Non-Zero-Sum Games
Site design and usability
- Visual design is widely noted as distinctive and “non-AI-slop,” with praise for creativity (e.g., 3D Tetris).
- Several readers find the typography, small font, dark backgrounds, and scroll animations actively obstruct reading; some report stuttery performance.
- Minor UX issues: broken RSS feed, awkward footnote navigation.
Cheating, cooperation, and human behavior
- One line of discussion argues that models of cooperation underestimate how easy it is to reset reputation and how tolerant people are of abuse; with that assumption, cheating can look like the dominant real-world strategy.
- Others counter that modern prosperity rests on vast collaboration and institutions that redirect selfishness into cooperative outcomes; cheating only scales as a minority strategy before it destabilizes the system.
- Evolutionary arguments appear on both sides: some emphasize frequency-dependent selection where defection fails if too common; others stress inclusive fitness and cooperation emerging as robust across species.
Reputation, culture, and “infinite games”
- A contrasting example is given from Japan: very long-lived firms and inherited “Names” create effectively infinite penalties for cheating, pushing honesty as the rational strategy.
- Critics respond that such cultures may face demographic collapse, and that globally many real-world constraints (time, space, food) are inherently zero-sum.
Inequality, corruption, and trust
- There’s debate over whether wealth and power flows mainly from collaboration or from abusive structures propped up by propaganda and distance from the oppressed.
- Some claim poor countries are held back by low trust and “crab-bucket” dynamics; others dispute this, pointing to pay levels, institutional quality, and examples of corruption in rich countries.
- A side thread questions data linking trust and GDP, and whether causation runs from trust to prosperity or vice versa.
Capitalism and zero-sum vs non-zero-sum
- One camp insists capitalism is fundamentally zero-sum due to finite resources, ecological externalities, and thermodynamic constraints.
- Others distinguish physical limits from economic value: services can be positive-sum, and the site’s own framing allows capitalism to be non-zero-sum yet still produce severe negative externalities.
Affirmative action, meritocracy, and effortocracy
- The affirmative action piece draws heavy debate:
- Critics say admissions and elite jobs are inherently zero-sum, so AA is explicitly redistributive and conflicts with meritocracy.
- Some defenders argue the “meritocracy” it disrupts was already skewed by legacy, wealth, and bias; AA is framed as correcting historical and ongoing unfairness.
- Others focus on a claimed fallacy: judging the whole enterprise a failure because one component (e.g., scholarships alone) doesn’t equalize outcomes, versus viewing it as a coordination problem needing multiple supports.
- There’s disagreement over whether this fallacy is widespread or even a fallacy in context.

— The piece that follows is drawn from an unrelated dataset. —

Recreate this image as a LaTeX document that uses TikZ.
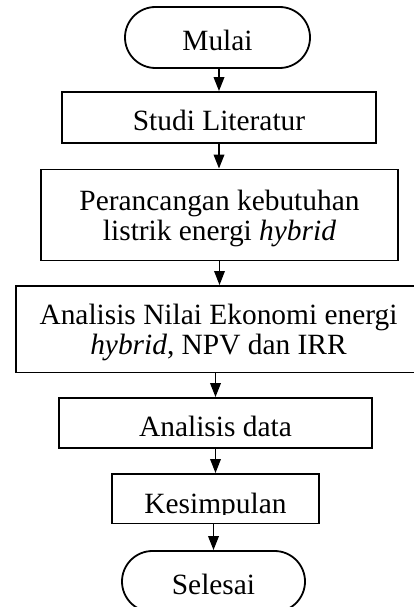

- Several comments argue AA in practice often redistributes from lower- and middle-class applicants of “overrepresented” groups to relatively well-off applicants of “underrepresented” groups, and that class-based preferences would be fairer.
- A related article on “effortocracy” (rewarding effort vs outcomes) is praised by some for its moral distinction, but others find it impractical:
- Measuring effort fairly is seen as nearly impossible; attempts tend to substitute subjective biases for objective criteria.
- Some note cultural glorification of “grit” may be more about comforting narratives than actual causal drivers of success.
Trust, repeated games, and formal models
- Readers expand on the cooperation articles with discussion of:
- Reputation systems (e.g., online marketplaces) as enablers of non-zero-sum cooperation, and how they can be gamed or co-opted.
- The difficulty of modeling trust-building mathematically in repeated games; suggestions include cooperative game theory, Shapley values, and analogies to TCP congestion control (AIMD).
- Economists note repeated games often have multiple equilibria and are technically hard, so clean closed-form prescriptions are rare.
Tone, optimism, and reception
- Many enjoy the writing, breadth (Goodhart’s law, capitalism, merit/effort), and framing of non-zero-sum thinking.
- Others see the overall stance—especially the desire to reframe conflicts as Stag Hunts and the defense of AA—as naively optimistic or divorced from harsh zero- or negative-sum realities (climate, power politics).
- Overall, the project is viewed as intellectually ambitious and stylistically memorable, but polarizing on both aesthetics and politics.